## Directions
Check the listing below line by line and report how many lines hold "this", with no other words.

Data entries:
☆ ☆ ☆ ☆
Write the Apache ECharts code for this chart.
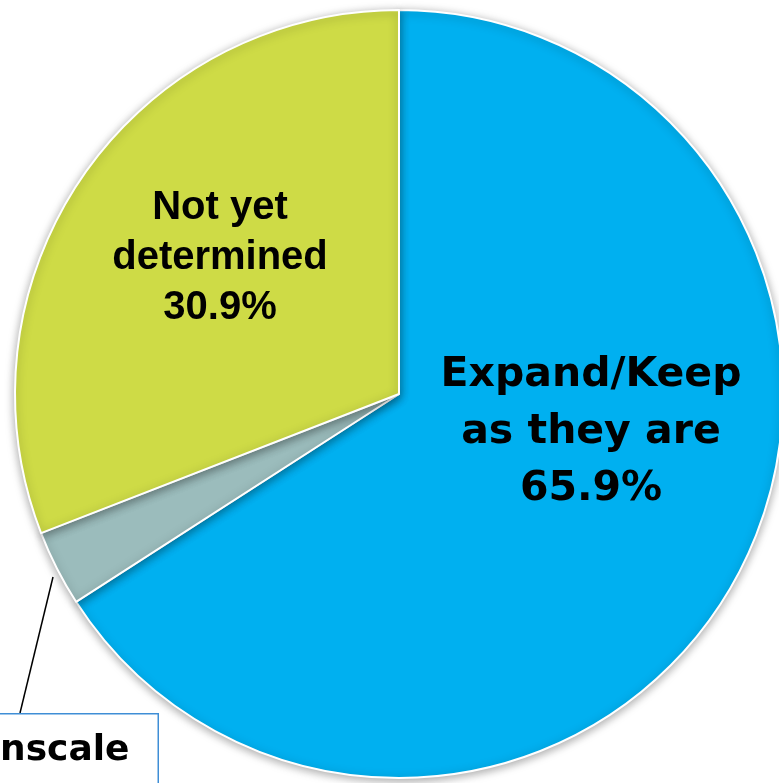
<!DOCTYPE html>
<html>
<head>
<meta charset="utf-8">
<script src="https://cdn.jsdelivr.net/npm/echarts@6/dist/echarts.min.js"></script>
<style>
html,body{margin:0;padding:0;background:#fff;}
#chart{width:779px;height:783px;}
</style>
</head>
<body>
<div id="chart"></div>
<script>
// Data
const categories = ['Expand/Keep\nas they are', 'Downscale', 'Not yet\ndetermined'];
const values = [65.9, 3.2, 30.9];
const colors = ['#00B0F0', '#9BBCBC', '#CEDB46'];

const chart = echarts.init(document.getElementById('chart'), null, {renderer: 'canvas'});

const data = categories.map((c, i) => {
  const item = { name: c, value: values[i], itemStyle: { color: colors[i] } };
  if (i === 0) {
    item.label = { position: 'inside', fontFamily: 'DejaVu Sans', fontSize: 41, lineHeight: 57 };
  } else if (i === 1) {
    item.label = {
      position: 'outside',
      fontFamily: 'DejaVu Sans',
      fontSize: 36,
      lineHeight: 56,
      backgroundColor: '#fff',
      borderColor: '#3F8ED6',
      borderWidth: 1.5,
      padding: [8, 28, 8, 28]
    };
    item.labelLine = { show: true, length: 10, length2: 0, lineStyle: { color: '#000', width: 1.5 } };
  } else {
    item.label = { position: 'inside', fontFamily: 'Liberation Sans', fontSize: 40, lineHeight: 50 };
  }
  return item;
});

chart.setOption({
  animation: false,
  series: [{
    type: 'pie',
    center: [399, 394],
    radius: [0, 384],
    startAngle: 90,
    clockwise: true,
    avoidLabelOverlap: false,
    itemStyle: {
      borderColor: '#fff',
      borderWidth: 2,
      shadowBlur: 10,
      shadowColor: 'rgba(0,0,0,0.35)',
      shadowOffsetX: 0,
      shadowOffsetY: 2
    },
    label: {
      show: true,
      color: '#000',
      fontWeight: 'bold',
      align: 'center',
      formatter: p => p.name + '\n' + p.value.toFixed(1) + '%'
    },
    labelLine: { show: false },
    labelLayout: function (params) {
      const r = params.labelRect;
      if (params.dataIndex === 0) {
        return { x: 591, y: 432, align: 'center', verticalAlign: 'middle' };
      }
      if (params.dataIndex === 2) {
        return { x: 220, y: 258, align: 'center', verticalAlign: 'middle' };
      }
      return {
        x: 159 - r.width / 2, y: 713 + r.height / 2, align: 'center', verticalAlign: 'middle',
        labelLinePoints: [[53, 577], [20, 713], [20, 713]]
      };
    },
    data: data
  }]
});
</script>
</body>
</html>
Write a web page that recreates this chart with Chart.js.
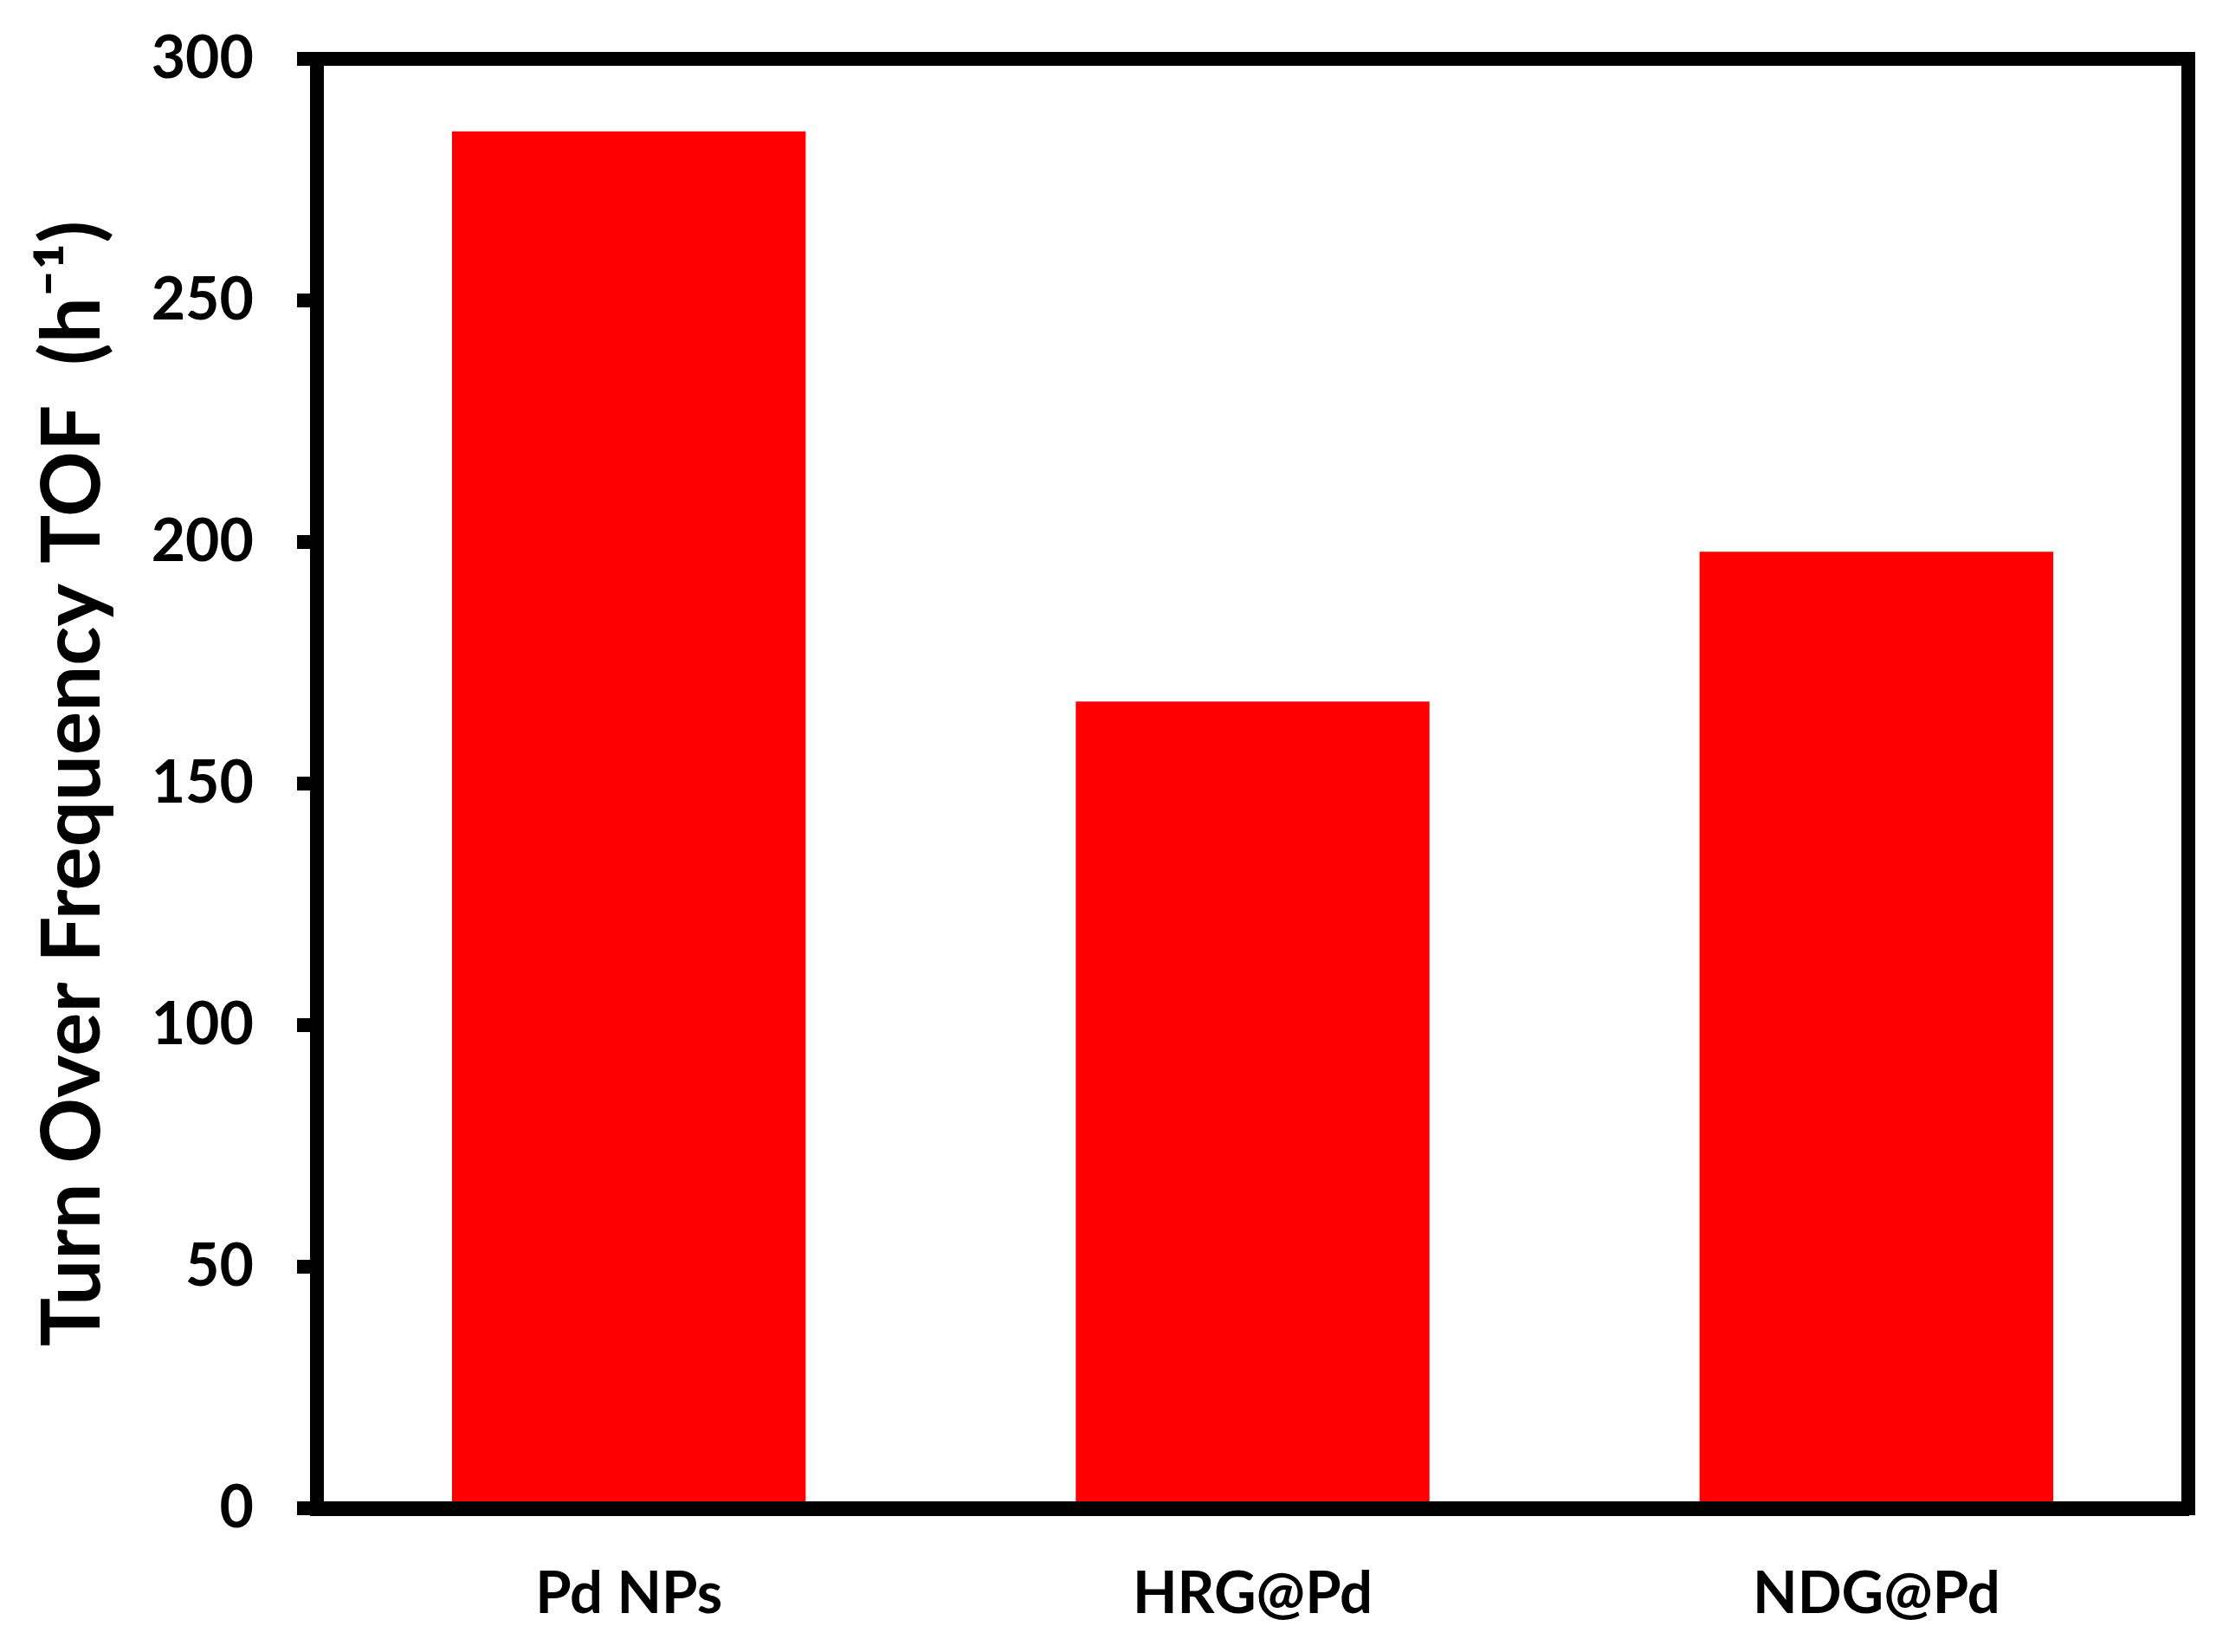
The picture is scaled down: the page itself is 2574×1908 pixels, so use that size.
☆ ☆ ☆ ☆
## Final result
2